**The request**
Determine how many lines contain the string "chart". Respond with that number and nothing more.

**Given information**
[Begin]

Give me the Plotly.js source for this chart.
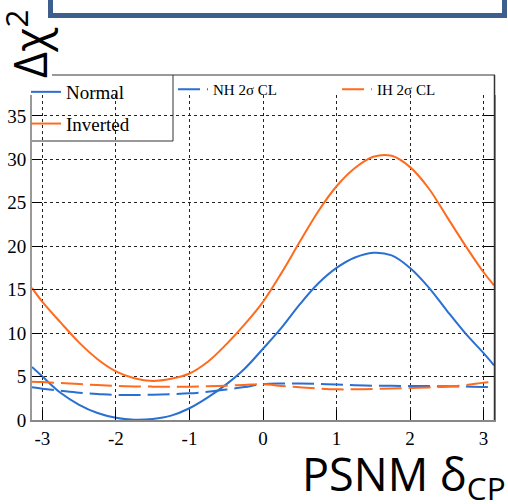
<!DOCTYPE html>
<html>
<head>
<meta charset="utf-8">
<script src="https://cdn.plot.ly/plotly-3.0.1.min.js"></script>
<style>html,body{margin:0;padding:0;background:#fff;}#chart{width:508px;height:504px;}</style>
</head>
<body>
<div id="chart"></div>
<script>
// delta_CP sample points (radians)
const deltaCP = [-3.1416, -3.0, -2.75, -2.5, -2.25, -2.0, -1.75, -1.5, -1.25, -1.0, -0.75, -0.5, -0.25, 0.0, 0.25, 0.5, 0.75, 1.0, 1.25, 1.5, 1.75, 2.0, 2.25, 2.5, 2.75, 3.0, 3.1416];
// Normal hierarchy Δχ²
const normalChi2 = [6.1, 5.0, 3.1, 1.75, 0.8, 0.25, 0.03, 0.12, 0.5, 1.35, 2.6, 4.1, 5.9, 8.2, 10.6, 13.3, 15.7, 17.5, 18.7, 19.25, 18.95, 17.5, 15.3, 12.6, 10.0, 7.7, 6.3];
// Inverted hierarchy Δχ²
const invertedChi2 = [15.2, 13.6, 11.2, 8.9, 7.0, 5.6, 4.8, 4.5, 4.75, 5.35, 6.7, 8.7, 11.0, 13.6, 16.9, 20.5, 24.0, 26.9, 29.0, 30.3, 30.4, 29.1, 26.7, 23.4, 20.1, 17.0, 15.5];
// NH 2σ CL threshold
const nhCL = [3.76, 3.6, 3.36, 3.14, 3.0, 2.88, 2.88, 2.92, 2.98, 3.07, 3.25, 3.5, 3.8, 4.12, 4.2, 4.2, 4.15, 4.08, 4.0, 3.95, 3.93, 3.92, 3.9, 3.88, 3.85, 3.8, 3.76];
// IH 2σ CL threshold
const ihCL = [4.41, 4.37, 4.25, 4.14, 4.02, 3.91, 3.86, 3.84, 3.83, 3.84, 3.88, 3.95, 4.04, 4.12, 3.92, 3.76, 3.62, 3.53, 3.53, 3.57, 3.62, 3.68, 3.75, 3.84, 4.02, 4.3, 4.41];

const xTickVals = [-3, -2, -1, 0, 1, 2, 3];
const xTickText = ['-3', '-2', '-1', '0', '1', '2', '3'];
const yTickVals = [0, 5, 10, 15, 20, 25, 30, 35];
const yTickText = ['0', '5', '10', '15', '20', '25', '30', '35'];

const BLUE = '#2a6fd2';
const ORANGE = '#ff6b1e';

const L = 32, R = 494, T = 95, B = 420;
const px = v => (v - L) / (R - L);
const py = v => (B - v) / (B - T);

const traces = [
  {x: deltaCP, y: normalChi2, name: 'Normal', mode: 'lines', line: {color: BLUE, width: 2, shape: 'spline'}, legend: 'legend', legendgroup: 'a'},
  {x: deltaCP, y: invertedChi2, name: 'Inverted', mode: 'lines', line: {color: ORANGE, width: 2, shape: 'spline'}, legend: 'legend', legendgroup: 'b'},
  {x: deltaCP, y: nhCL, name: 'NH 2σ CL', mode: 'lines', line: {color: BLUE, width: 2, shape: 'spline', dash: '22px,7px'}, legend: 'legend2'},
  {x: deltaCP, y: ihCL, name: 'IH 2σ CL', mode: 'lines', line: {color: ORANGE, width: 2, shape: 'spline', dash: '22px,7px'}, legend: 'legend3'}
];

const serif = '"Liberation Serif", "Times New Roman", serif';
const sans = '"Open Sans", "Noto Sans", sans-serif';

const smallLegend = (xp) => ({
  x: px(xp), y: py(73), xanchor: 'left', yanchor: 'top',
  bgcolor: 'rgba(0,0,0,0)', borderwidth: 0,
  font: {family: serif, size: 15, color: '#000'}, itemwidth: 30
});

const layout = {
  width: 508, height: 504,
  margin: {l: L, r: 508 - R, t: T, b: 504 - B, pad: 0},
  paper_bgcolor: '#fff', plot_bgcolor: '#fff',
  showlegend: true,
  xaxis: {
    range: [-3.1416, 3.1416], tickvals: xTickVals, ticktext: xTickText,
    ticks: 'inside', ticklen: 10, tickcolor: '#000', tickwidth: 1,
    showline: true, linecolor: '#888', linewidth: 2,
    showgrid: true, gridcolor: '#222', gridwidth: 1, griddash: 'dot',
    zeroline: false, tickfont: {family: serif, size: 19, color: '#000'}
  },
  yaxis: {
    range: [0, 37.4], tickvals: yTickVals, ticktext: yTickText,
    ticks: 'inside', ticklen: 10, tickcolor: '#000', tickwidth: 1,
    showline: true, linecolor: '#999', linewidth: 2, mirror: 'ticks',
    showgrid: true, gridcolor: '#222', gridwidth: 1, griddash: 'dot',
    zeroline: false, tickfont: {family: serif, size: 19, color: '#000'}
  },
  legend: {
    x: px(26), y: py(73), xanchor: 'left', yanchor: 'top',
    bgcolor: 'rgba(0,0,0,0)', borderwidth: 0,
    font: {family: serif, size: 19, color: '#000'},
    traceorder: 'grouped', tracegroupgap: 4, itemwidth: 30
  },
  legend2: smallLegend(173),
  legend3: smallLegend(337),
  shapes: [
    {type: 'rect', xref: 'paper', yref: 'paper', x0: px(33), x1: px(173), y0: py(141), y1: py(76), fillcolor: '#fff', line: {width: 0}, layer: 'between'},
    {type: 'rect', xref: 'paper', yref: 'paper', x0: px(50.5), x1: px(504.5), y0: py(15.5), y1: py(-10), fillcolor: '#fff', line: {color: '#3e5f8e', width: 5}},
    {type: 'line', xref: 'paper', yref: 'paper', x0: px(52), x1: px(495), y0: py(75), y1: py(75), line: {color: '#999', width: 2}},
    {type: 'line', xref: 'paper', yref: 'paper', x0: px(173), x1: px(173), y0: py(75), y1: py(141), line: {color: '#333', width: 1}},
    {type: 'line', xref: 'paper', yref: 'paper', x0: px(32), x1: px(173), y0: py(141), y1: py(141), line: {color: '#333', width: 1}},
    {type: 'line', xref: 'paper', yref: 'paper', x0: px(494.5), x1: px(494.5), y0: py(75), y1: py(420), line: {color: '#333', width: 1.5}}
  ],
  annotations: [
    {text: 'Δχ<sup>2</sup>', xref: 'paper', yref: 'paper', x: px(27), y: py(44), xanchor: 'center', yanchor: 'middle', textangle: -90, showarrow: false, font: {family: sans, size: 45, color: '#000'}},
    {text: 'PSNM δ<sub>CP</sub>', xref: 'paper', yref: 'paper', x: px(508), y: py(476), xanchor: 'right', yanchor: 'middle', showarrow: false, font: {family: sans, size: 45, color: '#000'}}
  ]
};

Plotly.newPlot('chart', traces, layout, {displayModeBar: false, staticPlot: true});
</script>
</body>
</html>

[End]

**Exercise solution**
4